La casa de Owen era muy bonita, según la opinión de la pequeña. Siempre estaba maravillada por aquel aroma a hogar y a cariño que podía sentirse en el ambiente, mezclado con un toque de vainilla que simplemente le encantaba. La madre de su amigo era una experta cocinera, y los recibía casi todas las tardes con sabrosas galletas. Jacqueline estaba encantada de poder estar en un lugar así, aunque sea unos minutos. Su casa no era nada, comparada con aquel lugar, y tampoco había un ambiente familiar, sino todo lo contrario. Por eso agradecía que la recibieran siempre con tanto cariño.

Alanna, la madre de Owen les dejó las galletas sobre la mesa, junto con un poco de limonada, y volvió a sus tareas. Justo cuando se marchaba, entraba al pequeño living, el hermano de Owen. Theo era un año mayor, el primogénito de la familia, y nunca parecía muy contento con la presencia de Jacqueline, siempre se encargaba de molestarla y de decirle cosas hirientes sin sentido alguno. En esa ocasión, el niño de ocho años, se sentó junto a su hermano sin mirar siquiera a Jackie, y tomó unas galletas con gesto petulante, luego dedicó una mirada a la niña.
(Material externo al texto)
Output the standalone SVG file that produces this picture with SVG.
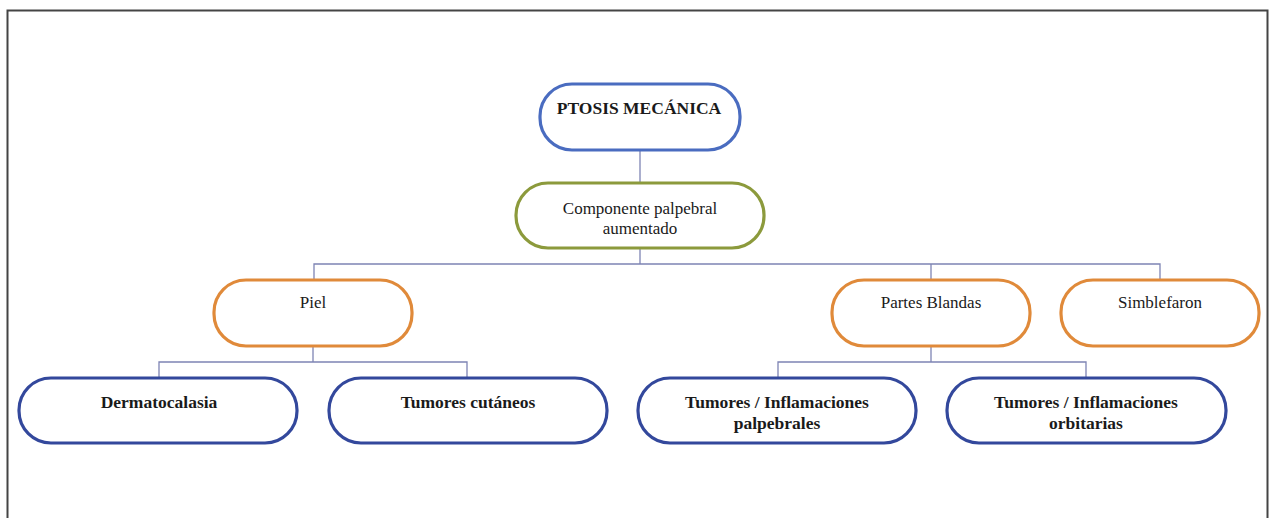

-Tienes la cara manchada. ¿Nunca te lavas acaso?

-¡No la molestes, Theo! – Defendió Owen con voz infantil.

-Solo le digo la verdad…Está sucia.

Jacqueline se observó las manitos y tanteó su rostro como si pudiera sentir la suciedad. Lo cierto era que en su casa no tenían muchos lujos, y priorizaban la comida antes que el agua para lavarse las manos. Por eso no pudo retrucarle nada esa vez, y tuvo que morderse la lengua, conteniendo las lagrimas de sus ojos. -¡Eres un tonto! – Soltó de repente, y salió corriendo de la casa, no sin antes llevarse unas pocas galletas con ella.

Llegó al pequeño rio que cruzaba el distrito, y sin pensárselo dos veces, se sumergió en él. Con la ropa puesta pero sacándose antes las sandalias, dejó que el agua fría y limpia quitase la suciedad de la que Theo hablaba. Se refregó con ímpetu una y otra vez el cuerpo, hasta lastimarse en algunas partes, dejándose rojo. Cuando estuvo lo más limpia que podía estar, salió del rio, y volvió a su casa.

Nadie la esperó con galletitas, ni con una sonrisa. Su madre no estaba desde hacía años, había fallecido de una enfermedad incurable, y prácticamente no la recordaba, pero la extrañaba. Quedaba su padre, un hombre refugiado en la bebida, el cual actualmente no estaba en casa. Sola, se cambió la ropa, se puso algo seco, y se dejó caer sobre su cama destartalada y rota. Esa tarde soñaría con una casa hecha de galletas y vainilla.